Retype only what runs from the beginning of the data through the line with "(title2) at (493,50)"; please omit the pictures and keep every line exact.
--
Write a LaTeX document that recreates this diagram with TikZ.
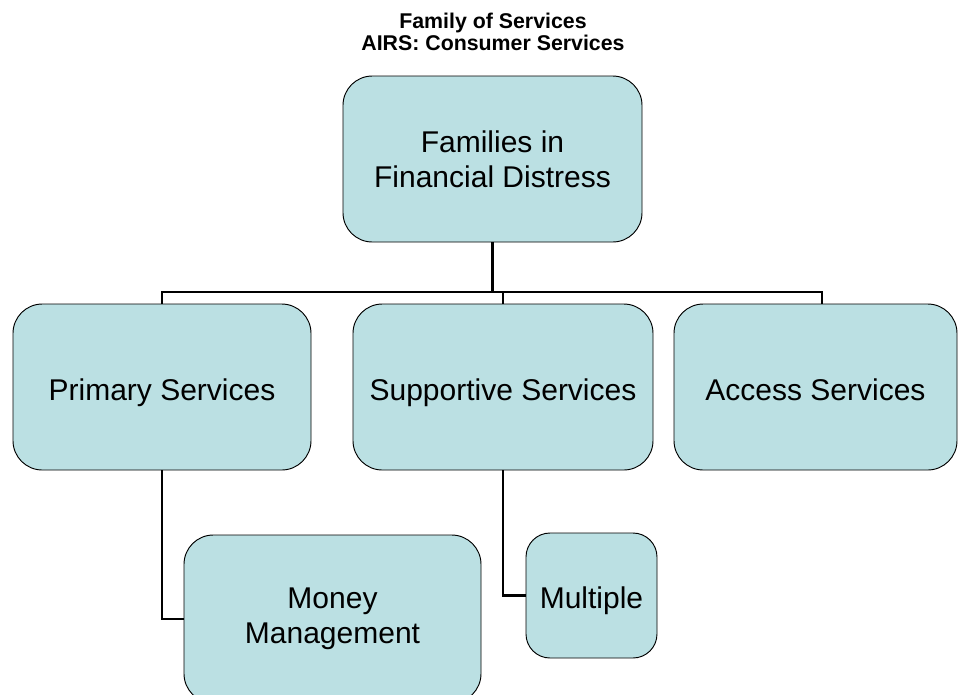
\documentclass[tikz,border=0pt]{standalone}
\usepackage{fontspec}
\setmainfont{Liberation Sans}
\definecolor{boxfill}{HTML}{BBE0E3}
\begin{document}
\begin{tikzpicture}[x=0.75pt,y=-0.75pt,
  unit box/.style 2 args={draw=black, line width=0.7pt, fill=boxfill,
    rounded corners=22pt, minimum width=#1*0.75pt, minimum height=#2*0.75pt,
    inner sep=0pt, align=center, font=\fontsize{22.5}{26.25}\selectfont},
  one line/.style={text height=19.5pt, text depth=0pt},
  small box/.style 2 args={unit box={#1}{#2}, rounded corners=18pt},
  link/.style={draw=black, line width=1.6pt},
  heading/.style={font=\bfseries\fontsize{16}{19}\selectfont, anchor=base}]
  % page frame
  \clip (0,0) rectangle (958,694);

  % title
  \node[heading] (title1) at (493,28) {Family of Services};
  \node[heading] (title2) at (493,50) {AIRS: Consumer Services};

  % service boxes
  \node[unit box={299}{166}] (top) at (492.5,159) {Families in\\Financial Distress};
  \node[unit box={298}{166}, one line] (prim) at (162,387) {Primary Services};
  \node[unit box={300}{166}, one line] (supp) at (503,387) {Supportive Services};
  \node[unit box={283}{166}, one line] (acc) at (815.5,387) {Access Services};
  \node[unit box={297}{168}] (money) at (332.5,619) {Money\\Management};
  \node[small box={131}{125}, one line] (mult) at (591.5,595.5) {Multiple};

  % connectors
  \coordinate (busy) at (0,292);
  \coordinate (accdrop) at (822,292);
  \draw[link] (top.south) -- (top.south |- busy);
  \draw[link] (prim.north) -- (prim.north |- busy) -- (accdrop) -- (accdrop |- acc.north);
  \draw[link] (supp.north) -- (supp.north |- busy);
  \draw[link] (prim.south) |- (money.west);
  \draw[link] (supp.south) |- (mult.west);
\end{tikzpicture}
\end{document}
--
FINISHED TASK:
Write a LaTeX document that recreates this diagram with TikZ.
\documentclass[tikz,border=0pt]{standalone}
\usepackage{fontspec}
\setmainfont{Liberation Sans}
\definecolor{boxfill}{HTML}{BBE0E3}
\begin{document}
\begin{tikzpicture}[x=0.75pt,y=-0.75pt,
  unit box/.style 2 args={draw=black, line width=0.7pt, fill=boxfill,
    rounded corners=22pt, minimum width=#1*0.75pt, minimum height=#2*0.75pt,
    inner sep=0pt, align=center, font=\fontsize{22.5}{26.25}\selectfont},
  one line/.style={text height=19.5pt, text depth=0pt},
  small box/.style 2 args={unit box={#1}{#2}, rounded corners=18pt},
  link/.style={draw=black, line width=1.6pt},
  heading/.style={font=\bfseries\fontsize{16}{19}\selectfont, anchor=base}]
  % page frame
  \clip (0,0) rectangle (958,694);

  % title
  \node[heading] (title1) at (493,28) {Family of Services};
  \node[heading] (title2) at (493,50) {AIRS: Consumer Services};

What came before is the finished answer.